After playing this game for a couple of hours I had finished most of the endings and was left unsatisfied, yet I still continue to think about it.  This game is all about player choice.  I played the first time through following the narrator’s instructions, which resulted in a good ending for Stanley.  I won’t spoil other endings but will talk about some parts of the game that I found brilliant.

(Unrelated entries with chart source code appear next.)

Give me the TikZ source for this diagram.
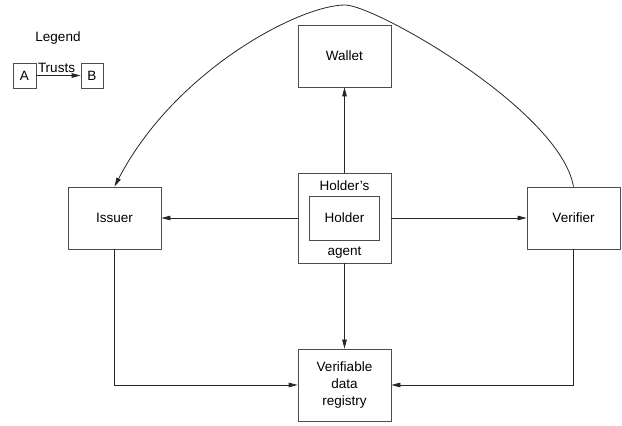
\documentclass[tikz,border=0pt]{standalone}
\usepackage{fontspec}
\setmainfont{Liberation Sans}
\usetikzlibrary{positioning, arrows.meta}

\begin{document}
\begin{tikzpicture}[x=1pt,y=1pt,on grid,node distance=160pt,
    font=\fontsize{13.5}{17}\selectfont,
    party/.style={draw=black!70,line width=0.8pt,fill=white,minimum width=93pt,minimum height=62pt,align=center},
    small/.style={draw=black!70,line width=0.8pt,minimum width=23pt,minimum height=25pt,inner sep=0pt}]
\useasboundingbox (0,0) rectangle (622,426);
\tikzset{trust/.style={line width=0.8pt,draw=black!85,-{Triangle[length=9pt,width=4.6pt]}}}
% curve goes under the boxes
\coordinate (top) at (345,421);
\node[party]          (agent)  at (344.5,208) [minimum height=90pt] {};
\node[party]          (holder) at (agent) [minimum width=70pt,minimum height=44pt] {Holder};
\node                 (owner)  at ([yshift=-13pt]agent.north) {Holder’s};
\node                 (agtxt)  at ([yshift=11pt]agent.south) {agent};
\node[party]          (wallet)   [above=162pt of agent] {Wallet};
\node[party]          (registry) [below=167pt of agent, minimum height=72pt] {Verifiable\\data\\registry};
\node[party]          (issuer)   [left=230pt of agent]  {Issuer};
\node[party]          (verifier) [right=229pt of agent] {Verifier};
% legend
\node                 (legend) at (58,388) {Legend};
\node[small]          (A) at (24.5,350.5)  {A};
\node[small]          (B) [right=67.5pt of A, minimum width=22pt] {B};
\draw[trust] (A) -- node[above,inner sep=2pt,xshift=-2pt] {Trusts} (B);
\draw[trust] (verifier.north) .. controls (560,316) and (375,421) .. (top)
             .. controls (300,421) and (175,356) .. (issuer.north);
\path (agent)    edge [trust] (wallet)
      (agent)    edge [trust] (issuer)
      (agent)    edge [trust] (verifier)
      (agent)    edge [trust] (registry);
\draw[trust] (issuer) |- (registry);
\draw[trust] (verifier) |- (registry);
\end{tikzpicture}
\end{document}
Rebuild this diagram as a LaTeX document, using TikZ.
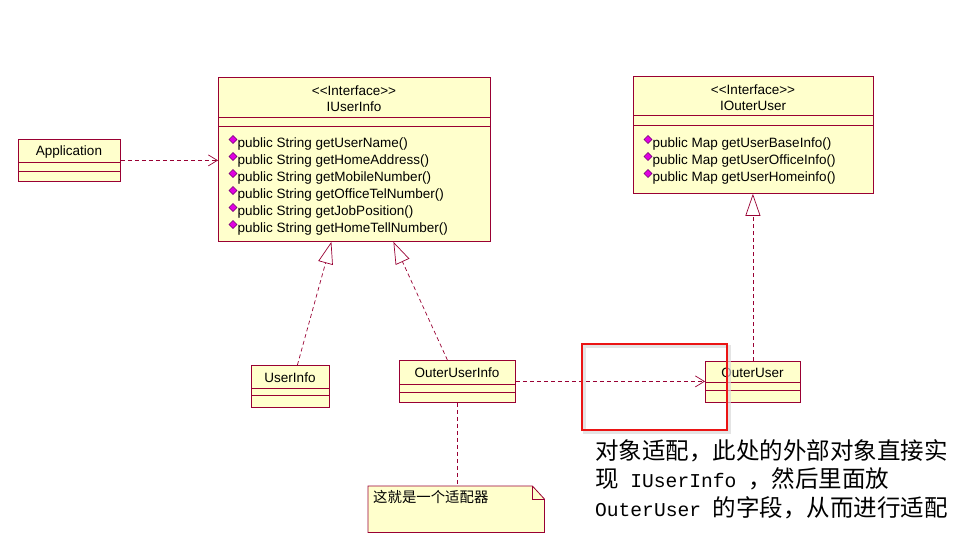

During the game in the emotion control room, I was frantically pushing buttons trying to work out how to stop a terrible thing from happening.  I thought I had worked it out and played through again but found that the buttons didn’t seem to be responding.  Wrenden admits that this was actually a design fault as he wanted Stanley to be able to interact with the buttons but didn’t know bind keys inside the Source mod.  This design fault actually made the game even more interesting to players because of what is says about the gamer and their expectations of how games should work.

baby minigame

Another part I was amused by is the baby mini-game.  Stanley is in a room with a cardboard cut out of a baby and has to press a button to stop the baby from crawling into a fire.  The narrator describes the game as an art piece that represents the pressures of parenthood and the constant needs of children.  The sound design in this part of the game is really interesting because the player is told to do one thing – save the baby –  but is ‘rewarded’ with terrible repetitive sound of the loud buzzer and the baby wailing.

I found this game was too short and it left me a bit unsatisfied.  The player doesn’t actually have that much control over Stanley as you can’t even jump of pick up objects.  It did make me question my preconceptions of how a game has to be, which is ultimately with linear storytelling.  As a budding game designer it did make me think about how to incorporate more player freedom in game.  It is a difficult task because the game maker has to include new areas and story lines depending on player choices, resulting in a much bigger game that the audience will only experience a small percentage of.  Yet it does want me to make games with more unexpectedly adaptable story lines depending on player choices or actions throughout the game.

All in all I think it was a really interesting game but not for everyone.  If you are looking for a meaty game for recreation, The Stanley Parable may not be for you.  I would recommend this to non-gamers because there are no complicated actions or controls to master in this game, literary types and anyone who would be interested in game design.